Like any great playwright, O'Neill ensures that our sympathies shift from one character to another, as each reveals a little more about their backstory.
Sam Phillips (James Tyrone Jr), Lorn Macdonald (Edmund Tyrone), Bríd Ní Neachtain (Mary Cavan Tyrone), and George Costigan (James Tyrone). Photo by Tim Morozzo
This continual strife makes the play easier to admire than to enjoy. Each scene reaches a crescendo just before our patience and sympathy runs out.
There is occasional light relief when the angst reaches tipping point. Dani Heron raises laughs with her tipsy turn as Cathleen, the servant, who shares the whisky bottle with Mary when the 'boys' are out.
The poetry in the play brings light to the darkness of the encroaching night. Shakespeare is quoted frequently but Edmund is partial to reciting Baudelaire's verse, much to his father's displeasure.

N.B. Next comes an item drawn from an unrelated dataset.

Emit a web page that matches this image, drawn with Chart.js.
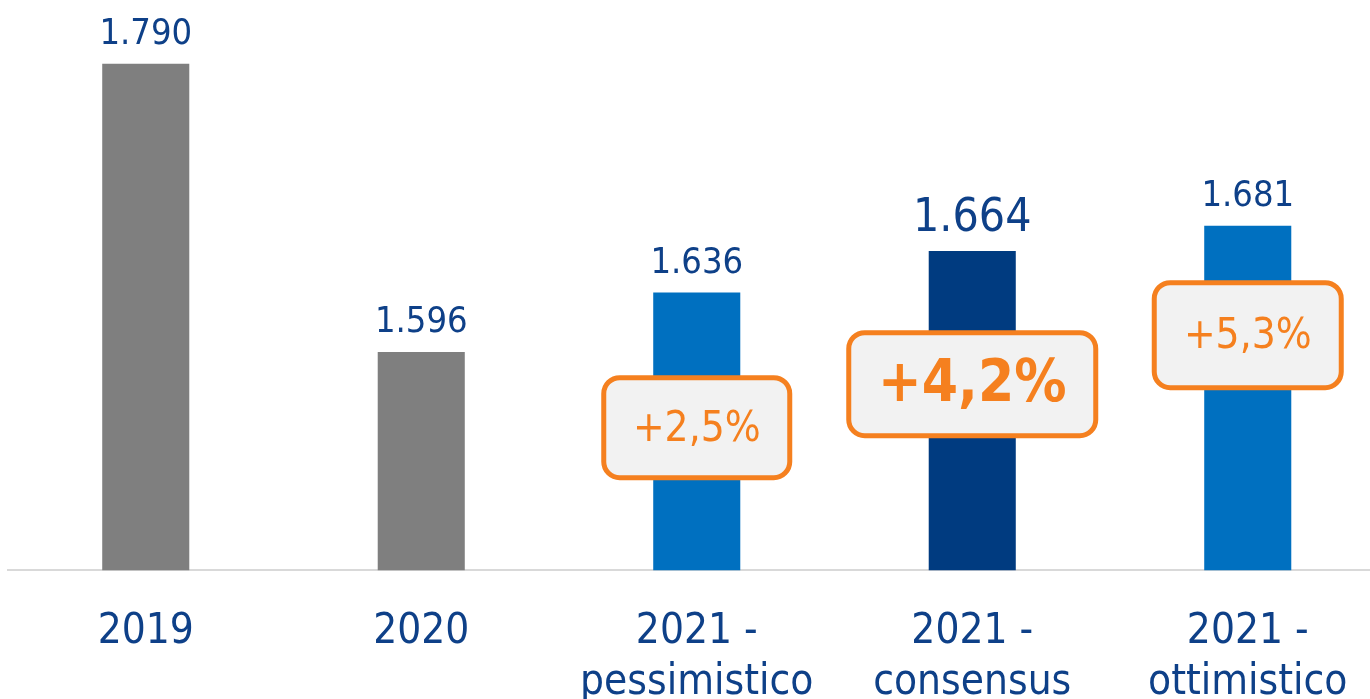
<!DOCTYPE html>
<html>
<head>
<meta charset="utf-8">
<script src="https://cdn.jsdelivr.net/npm/chart.js@4.4.1/dist/chart.umd.min.js"></script>
<style>
    html, body { margin: 0; padding: 0; background: #fff; overflow: hidden; }
    #wrap { position: relative; width: 1390px; height: 745px; }
</style>
</head>
<body>
<div id="wrap"><canvas id="myChart"></canvas></div>
<script>
// values
categories = [['2019'], ['2020'], ['2021 -', 'pessimistico'], ['2021 -', 'consensus'], ['2021 -', 'ottimistico']];
sales_values = [1790, 1596, 1636, 1664, 1681];
growth_labels = ['', '', '+2,5%', '+4,2%', '+5,3%'];
bar_colors = ['#7F7F7F', '#7F7F7F', '#0070C0', '#003B80', '#0070C0'];

label_font = '"DejaVu Sans Condensed", Tahoma, "DejaVu Sans", sans-serif';
dark_blue = '#0E4088';
orange = '#F5801F';

function fmt_it(n) {
    s = String(n);
    return s.replace(/\B(?=(\d{3})+(?!\d))/g, '.');
}

// value labels on top of every bar
const value_labels = {
    id: 'value_labels',
    afterDatasetsDraw(chart) {
        const ctx = chart.ctx;
        const meta = chart.getDatasetMeta(0);
        ctx.save();
        ctx.fillStyle = dark_blue;
        ctx.textAlign = 'center';
        ctx.textBaseline = 'alphabetic';
        meta.data.forEach((bar, i) => {
            size = (i == 3) ? 46 : 36;
            ctx.font = size + 'px ' + label_font;
            ctx.fillText(fmt_it(sales_values[i]), bar.x, bar.y - 20);
        })
        ctx.restore();
    }
}

// orange growth boxes (centre given in axis units, size in px)
const growth_boxes = {
    id: 'growth_boxes',
    afterDraw(chart, args, opts) {
        const ctx = chart.ctx;
        const meta = chart.getDatasetMeta(0);
        const y_scale = chart.scales.y;
        ctx.save();
        growth_labels.forEach((txt, i) => {
            if (!txt) return;
            b = opts.boxes[i];
            cx = meta.data[i].x;
            cy = y_scale.getPixelForValue(b.at);
            x0 = cx - b.w / 2 + 2.5;
            y0 = cy - b.h / 2 + 2.5;
            ctx.beginPath();
            ctx.roundRect(x0, y0, b.w - 5, b.h - 5, 16);
            ctx.fillStyle = '#F2F2F2';
            ctx.fill();
            ctx.lineWidth = 5;
            ctx.strokeStyle = orange;
            ctx.stroke();
            ctx.fillStyle = orange;
            ctx.textAlign = 'center';
            ctx.textBaseline = 'middle';
            ctx.font = (b.bold ? 'bold ' : '') + b.size + 'px ' + label_font;
            ctx.fillText(txt, cx, cy + 2);
        })
        ctx.restore();
    }
}

function write_chart() {
    const ctx = document.getElementById('myChart');
    const data = {
        labels: categories,
        datasets: [{
            data: sales_values,
            backgroundColor: bar_colors,
            barPercentage: 0.316,
            categoryPercentage: 1
        }]
    };

    const config = {
        type: 'bar',
        data: data,
        plugins: [value_labels, growth_boxes],
        options: {
            responsive: true,
            maintainAspectRatio: false,
            animation: false,
            layout: {
                padding: { top: 19.3, left: 8, right: 4.5, bottom: 0 }
            },
            scales: {
                x: {
                    grid: { color: 'rgba(0,0,0,0)', drawTicks: false },
                    border: { display: true, color: '#D9D9D9', width: 2 },
                    ticks: {
                        color: dark_blue,
                        padding: 37,
                        font: { family: label_font, size: 42, lineHeight: 1.2 }
                    }
                },
                y: {
                    display: false,
                    min: 1449,
                    max: 1820
                }
            },
            plugins: {
                legend: { display: false },
                tooltip: { enabled: false },
                growth_boxes: {
                    boxes: [
                        null, null,
                        { at: 1545, w: 191, h: 105, size: 42, bold: false },
                        { at: 1574.3, w: 252, h: 108, size: 58, bold: true },
                        { at: 1607.3, w: 192, h: 110, size: 42, bold: false }
                    ]
                }
            }
        }
    };
    chart = new Chart(ctx, config);
}

write_chart()
</script>
</body>
</html>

There is also much imagery and rhythm in O'Neill's dialogue itself. The four main actors, under the direction of Dominic Hill, work together like a musical quartet - as tuned into each other's performances as they are to their own.
The set design allows us to see what is going on behind the main space. I was worried that the wooden staircase might collapse but it proved far more robust than the welfare of the Tyrone family.